_REQUIRED TASK_:
Write the lines out exactly as they stand, from the one containing "Convert this chart to Altair code." through the one containing "values = [54.3, 41.4, 20.3, 5.8, 4.9, 2.9, 1.0]", and only those. Omit pictures.

_DATA LINES_:
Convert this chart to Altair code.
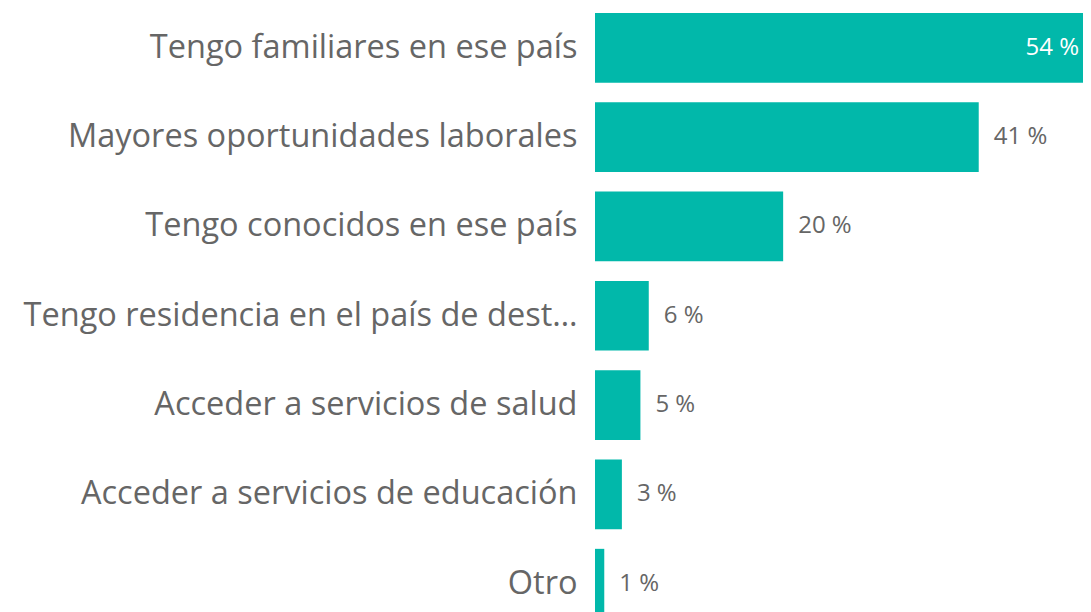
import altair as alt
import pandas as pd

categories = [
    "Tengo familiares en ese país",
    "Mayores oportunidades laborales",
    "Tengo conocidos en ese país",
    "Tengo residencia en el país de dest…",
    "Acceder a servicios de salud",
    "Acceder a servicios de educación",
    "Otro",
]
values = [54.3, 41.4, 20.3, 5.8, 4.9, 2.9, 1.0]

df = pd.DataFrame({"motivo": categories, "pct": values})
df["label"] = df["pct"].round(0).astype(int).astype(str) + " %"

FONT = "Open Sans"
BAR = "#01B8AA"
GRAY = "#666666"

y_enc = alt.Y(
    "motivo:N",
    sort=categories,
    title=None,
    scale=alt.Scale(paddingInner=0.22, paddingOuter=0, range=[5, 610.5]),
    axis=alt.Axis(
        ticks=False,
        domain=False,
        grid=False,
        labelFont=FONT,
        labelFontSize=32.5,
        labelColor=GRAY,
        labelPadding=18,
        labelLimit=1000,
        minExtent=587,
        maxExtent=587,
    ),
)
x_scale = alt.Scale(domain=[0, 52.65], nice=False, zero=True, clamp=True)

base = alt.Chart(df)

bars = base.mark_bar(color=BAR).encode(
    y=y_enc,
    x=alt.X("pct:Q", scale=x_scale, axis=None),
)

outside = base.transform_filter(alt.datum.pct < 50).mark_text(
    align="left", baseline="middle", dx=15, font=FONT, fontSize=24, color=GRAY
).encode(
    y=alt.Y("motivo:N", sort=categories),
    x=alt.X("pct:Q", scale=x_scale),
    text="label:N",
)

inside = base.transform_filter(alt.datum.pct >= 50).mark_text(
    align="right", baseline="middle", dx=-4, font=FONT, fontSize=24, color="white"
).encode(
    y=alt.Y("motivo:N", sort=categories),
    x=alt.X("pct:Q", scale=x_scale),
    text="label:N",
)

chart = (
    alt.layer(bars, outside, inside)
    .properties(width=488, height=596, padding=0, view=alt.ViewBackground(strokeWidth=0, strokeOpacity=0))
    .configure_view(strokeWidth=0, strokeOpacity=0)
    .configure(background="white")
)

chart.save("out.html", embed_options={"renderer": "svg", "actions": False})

---

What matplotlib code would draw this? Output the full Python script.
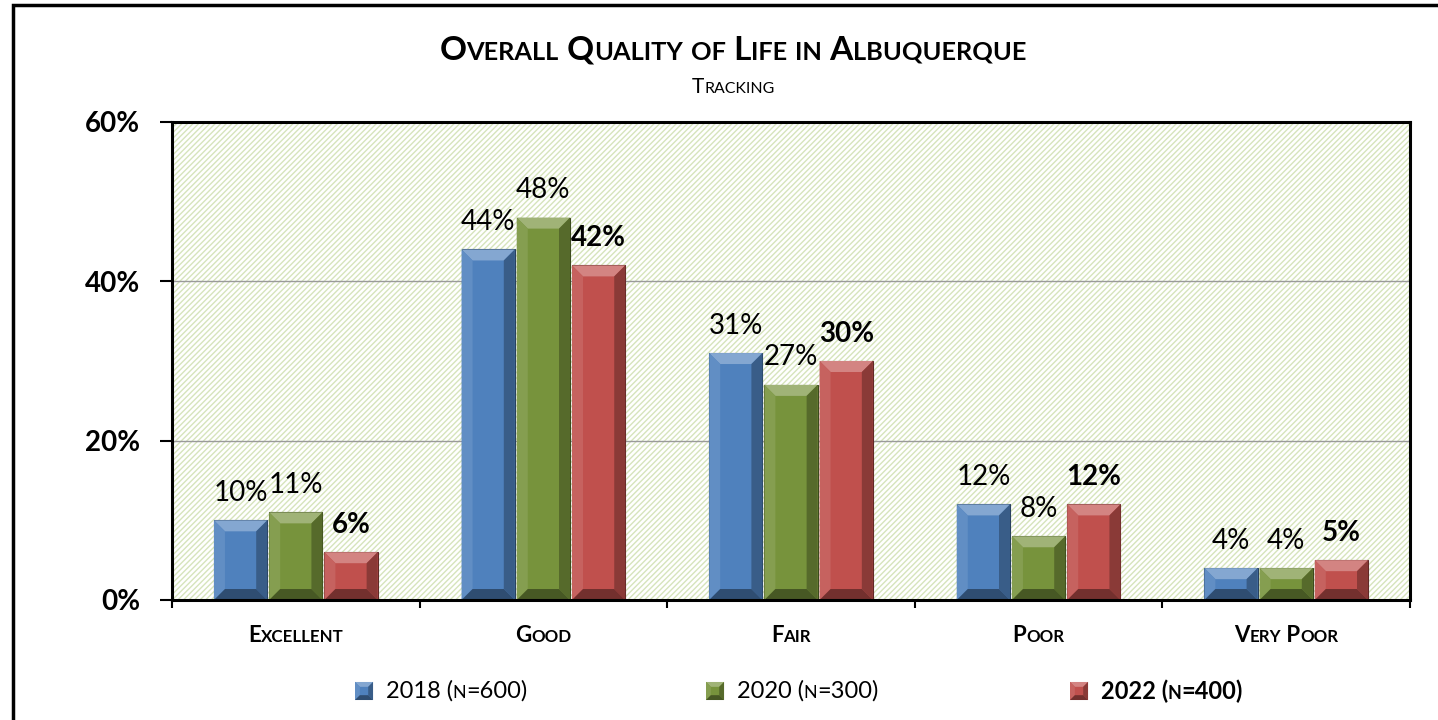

_FULL RESPONSE_:
Convert this chart to Altair code.
import altair as alt
import pandas as pd

categories = [
    "Tengo familiares en ese país",
    "Mayores oportunidades laborales",
    "Tengo conocidos en ese país",
    "Tengo residencia en el país de dest…",
    "Acceder a servicios de salud",
    "Acceder a servicios de educación",
    "Otro",
]
values = [54.3, 41.4, 20.3, 5.8, 4.9, 2.9, 1.0]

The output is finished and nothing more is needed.